Leave the pictures out and quote every line from the start of the listing to the line with "import seaborn as sns", inclusive.

-- begin Data segment --

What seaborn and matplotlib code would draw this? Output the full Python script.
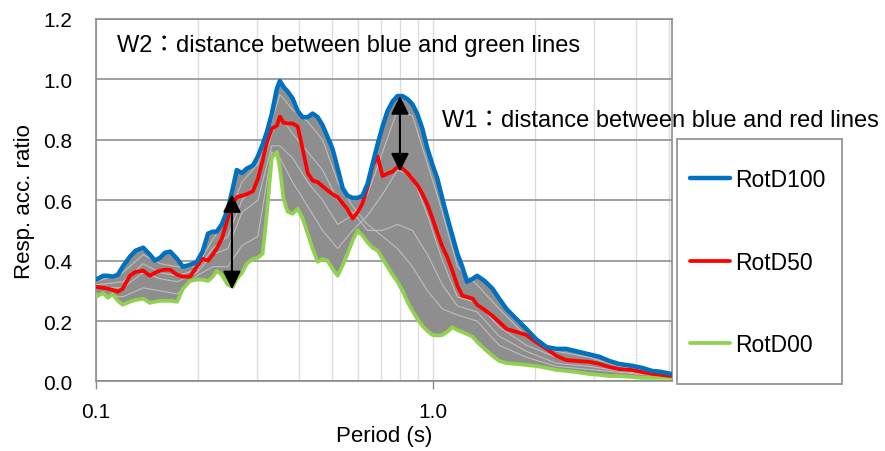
import pandas as pd
import matplotlib
matplotlib.use('Agg')
import matplotlib.pyplot as plt
from matplotlib.ticker import FixedLocator, NullFormatter, FormatStrFormatter
from matplotlib.patches import Rectangle
import seaborn as sns

# periods (s)
period = [0.100, 0.105, 0.1085, 0.112, 0.116, 0.120, 0.126, 0.131, 0.138, 0.1445,
          0.1495, 0.155, 0.160, 0.166, 0.174, 0.181, 0.190, 0.199, 0.207, 0.215,
          0.222, 0.228, 0.236, 0.246, 0.2545, 0.2615, 0.271, 0.280, 0.292, 0.302,
          0.312, 0.321, 0.332, 0.344, 0.351, 0.360, 0.370, 0.383, 0.3965, 0.410,
          0.4245, 0.439, 0.4545, 0.470, 0.486, 0.503, 0.521, 0.539, 0.557, 0.577,
          0.597, 0.617, 0.639, 0.661, 0.684, 0.708, 0.732, 0.758, 0.784, 0.811,
          0.839, 0.868, 0.898, 0.930, 0.962, 0.995, 1.03, 1.065, 1.10, 1.14,
          1.18, 1.22, 1.26, 1.31, 1.35, 1.42, 1.50, 1.57, 1.65, 1.765,
          1.89, 2.02, 2.17, 2.32, 2.48, 2.66, 2.90, 3.11, 3.33, 3.56,
          3.89, 4.17, 4.46, 4.74, 5.08]

rotd100 = [0.337, 0.350, 0.350, 0.347, 0.353, 0.380, 0.413, 0.433, 0.443, 0.420,
           0.400, 0.410, 0.426, 0.430, 0.406, 0.380, 0.386, 0.396, 0.430, 0.490,
           0.496, 0.496, 0.520, 0.570, 0.640, 0.700, 0.690, 0.705, 0.715, 0.745,
           0.785, 0.825, 0.885, 0.970, 0.995, 0.975, 0.960, 0.937, 0.895, 0.875,
           0.875, 0.887, 0.875, 0.848, 0.810, 0.770, 0.705, 0.640, 0.615, 0.608,
           0.608, 0.615, 0.655, 0.720, 0.785, 0.845, 0.895, 0.927, 0.945, 0.945,
           0.935, 0.918, 0.885, 0.835, 0.770, 0.718, 0.670, 0.605, 0.545, 0.483,
           0.423, 0.380, 0.330, 0.340, 0.350, 0.333, 0.307, 0.274, 0.240, 0.207,
           0.174, 0.140, 0.114, 0.108, 0.108, 0.100, 0.090, 0.082, 0.068, 0.058,
           0.052, 0.045, 0.035, 0.032, 0.025]

rotd50 = [0.313, 0.310, 0.307, 0.303, 0.297, 0.307, 0.350, 0.363, 0.367, 0.350,
          0.360, 0.367, 0.370, 0.370, 0.353, 0.347, 0.347, 0.380, 0.406, 0.400,
          0.420, 0.440, 0.472, 0.540, 0.590, 0.610, 0.615, 0.620, 0.630, 0.670,
          0.730, 0.790, 0.837, 0.847, 0.877, 0.857, 0.854, 0.854, 0.844, 0.770,
          0.690, 0.665, 0.660, 0.646, 0.633, 0.620, 0.610, 0.590, 0.570, 0.540,
          0.560, 0.590, 0.645, 0.715, 0.745, 0.680, 0.688, 0.695, 0.710, 0.705,
          0.690, 0.670, 0.650, 0.620, 0.585, 0.540, 0.490, 0.446, 0.413, 0.367,
          0.317, 0.284, 0.280, 0.274, 0.254, 0.237, 0.217, 0.197, 0.174, 0.164,
          0.154, 0.130, 0.108, 0.085, 0.071, 0.068, 0.065, 0.058, 0.048, 0.041,
          0.038, 0.031, 0.025, 0.022, 0.018]

rotd00 = [0.280, 0.293, 0.277, 0.290, 0.267, 0.254, 0.264, 0.270, 0.274, 0.260,
          0.264, 0.267, 0.267, 0.267, 0.264, 0.307, 0.333, 0.337, 0.337, 0.333,
          0.347, 0.367, 0.353, 0.320, 0.313, 0.340, 0.360, 0.390, 0.406, 0.410,
          0.423, 0.555, 0.740, 0.760, 0.705, 0.605, 0.562, 0.555, 0.572, 0.540,
          0.490, 0.440, 0.396, 0.406, 0.400, 0.373, 0.350, 0.385, 0.423, 0.466,
          0.500, 0.483, 0.460, 0.443, 0.433, 0.406, 0.380, 0.353, 0.330, 0.300,
          0.264, 0.234, 0.207, 0.184, 0.167, 0.154, 0.152, 0.154, 0.164, 0.180,
          0.170, 0.164, 0.157, 0.148, 0.131, 0.108, 0.085, 0.068, 0.061, 0.058,
          0.055, 0.051, 0.045, 0.038, 0.035, 0.031, 0.025, 0.022, 0.018, 0.018,
          0.015, 0.012, 0.012, 0.012, 0.012]

# a few of the intermediate rotation angles (grey bundle)
gray_period = [0.100, 0.120, 0.138, 0.155, 0.174, 0.199, 0.222, 0.246, 0.271, 0.302,
               0.332, 0.351, 0.383, 0.4245, 0.470, 0.521, 0.577, 0.639, 0.708, 0.784,
               0.868, 0.962, 1.065, 1.18, 1.35, 1.57, 1.89, 2.32, 2.90, 3.56,
               4.46, 5.08]
gray_a = [0.33, 0.36, 0.42, 0.39, 0.38, 0.38, 0.47, 0.54, 0.66, 0.72, 0.86, 0.95, 0.90, 0.86, 0.80, 0.66,
          0.58, 0.52, 0.48, 0.44, 0.38, 0.30, 0.24, 0.22, 0.20, 0.12, 0.08, 0.05, 0.04, 0.03, 0.020, 0.016]
gray_b = [0.31, 0.31, 0.36, 0.34, 0.33, 0.36, 0.42, 0.44, 0.56, 0.60, 0.78, 0.78, 0.74, 0.66, 0.60, 0.52,
          0.55, 0.62, 0.76, 0.90, 0.88, 0.72, 0.56, 0.38, 0.32, 0.24, 0.15, 0.10, 0.08, 0.05, 0.030, 0.022]
gray_c = [0.29, 0.28, 0.31, 0.30, 0.29, 0.35, 0.38, 0.38, 0.45, 0.48, 0.76, 0.74, 0.66, 0.58, 0.50, 0.44,
          0.50, 0.55, 0.62, 0.70, 0.68, 0.55, 0.40, 0.28, 0.26, 0.18, 0.12, 0.08, 0.06, 0.04, 0.025, 0.020]
gray_d = [0.32, 0.33, 0.39, 0.36, 0.35, 0.37, 0.44, 0.48, 0.60, 0.66, 0.82, 0.88, 0.82, 0.76, 0.70, 0.60,
          0.56, 0.50, 0.50, 0.52, 0.50, 0.42, 0.32, 0.25, 0.23, 0.15, 0.10, 0.06, 0.05, 0.035, 0.022, 0.018]

colors = {'RotD100': '#0070c0', 'RotD50': '#ff0000', 'RotD00': '#92d050'}
widths = {'RotD100': 3.2, 'RotD50': 2.7, 'RotD00': 2.7}

sns.set_theme(style='white')
plt.rcParams['font.family'] = ['Liberation Sans', 'Noto Sans CJK JP', 'DejaVu Sans']
plt.rcParams['text.color'] = 'black'
plt.rcParams['axes.labelcolor'] = 'black'
plt.rcParams['xtick.labelcolor'] = 'black'
plt.rcParams['ytick.labelcolor'] = 'black'

df = pd.concat([
    pd.DataFrame({'period': period, 'ratio': rotd00, 'curve': 'RotD00'}),
    pd.DataFrame({'period': period, 'ratio': rotd50, 'curve': 'RotD50'}),
    pd.DataFrame({'period': period, 'ratio': rotd100, 'curve': 'RotD100'}),
])
gray = pd.concat([
    pd.DataFrame({'period': gray_period, 'ratio': vals, 'angle': name})
    for name, vals in [('a', gray_a), ('b', gray_b), ('c', gray_c), ('d', gray_d)]
])

fig = plt.figure(figsize=(8.85, 4.52), dpi=100)
ax = fig.add_axes([0.1085, 0.1538, 0.6505, 0.802])

# grey bundle of rotated spectra
ax.fill_between(period, rotd00, rotd100, color='#8e8e8e', lw=0, zorder=2)
sns.lineplot(data=gray, x='period', y='ratio', units='angle', estimator=None,
             color='#bdbdbd', linewidth=0.8, ax=ax, zorder=3)

for name in ['RotD00', 'RotD50', 'RotD100']:
    sns.lineplot(data=df[df.curve == name], x='period', y='ratio', color=colors[name],
                 linewidth=widths[name], ax=ax, label=name, zorder=4)

ax.set_xscale('log')
ax.set_xlim(0.1, 5.1)
ax.set_ylim(0, 1.2)

ax.xaxis.set_major_locator(FixedLocator([0.1, 1.0]))
ax.set_xticklabels(['0.1', '1.0'])
ax.xaxis.set_minor_locator(FixedLocator([0.2, 0.3, 0.4, 0.5, 0.6, 0.7, 0.8, 0.9, 2, 3, 4, 5]))
ax.xaxis.set_minor_formatter(NullFormatter())
ax.set_yticks([0, 0.2, 0.4, 0.6, 0.8, 1.0, 1.2])
ax.yaxis.set_major_formatter(FormatStrFormatter('%.1f'))

ax.grid(axis='y', which='major', color='#999999', linewidth=1.3, zorder=0)
ax.grid(axis='x', which='both', color='#dcdcdc', linewidth=1.0, zorder=0)
ax.set_axisbelow(True)

ax.tick_params(axis='x', which='major', length=6, width=1, color='#8c8c8c',
               labelsize=15, pad=9, direction='out', bottom=True)
ax.tick_params(axis='x', which='minor', length=0)
ax.tick_params(axis='y', length=0, labelsize=15, pad=17)
for side in ax.spines.values():
    side.set_color('#8c8c8c')
    side.set_linewidth(1.2)

ax.set_xlabel('Period (s)', fontsize=16, labelpad=3)
ax.set_ylabel('Resp. acc. ratio', fontsize=16, labelpad=6)

# W1 / W2 arrows
arrow = dict(arrowstyle='<|-|>,head_length=0.55,head_width=0.27', color='black',
             lw=1.5, shrinkA=0, shrinkB=0, mutation_scale=20)
ax.annotate('', xy=(0.253, 0.62), xytext=(0.253, 0.305), arrowprops=arrow, zorder=6)
ax.annotate('', xy=(0.797, 0.945), xytext=(0.797, 0.695), arrowprops=arrow, zorder=6)

fig.text(117 / 885, 1 - 52 / 452, 'W2：distance between blue and green lines',
         fontsize=17, va='baseline', ha='left')
fig.text(442 / 885, 1 - 127 / 452, 'W1：distance between blue and red lines',
         fontsize=17, va='baseline', ha='left')

# legend
handles, labels = ax.get_legend_handles_labels()
order = [labels.index(n) for n in ['RotD100', 'RotD50', 'RotD00']]
ax.legend([handles[i] for i in order], [labels[i] for i in order],
          loc='upper left', bbox_to_anchor=(690 / 885, 1 - 169 / 452),
          bbox_transform=fig.transFigure, frameon=False, fontsize=16.5,
          handlelength=1.75, handletextpad=0.2, labelspacing=2.6,
          borderpad=0, borderaxespad=0)
fig.patches.append(Rectangle((677 / 885, 1 - 385 / 452), 165 / 885, 245 / 452,
                             transform=fig.transFigure, fill=False,
                             edgecolor='#8c8c8c', linewidth=1.2))

fig.savefig('out.png', dpi=100)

-- end Data segment --

- [Right answer]
What seaborn and matplotlib code would draw this? Output the full Python script.
import pandas as pd
import matplotlib
matplotlib.use('Agg')
import matplotlib.pyplot as plt
from matplotlib.ticker import FixedLocator, NullFormatter, FormatStrFormatter
from matplotlib.patches import Rectangle
import seaborn as sns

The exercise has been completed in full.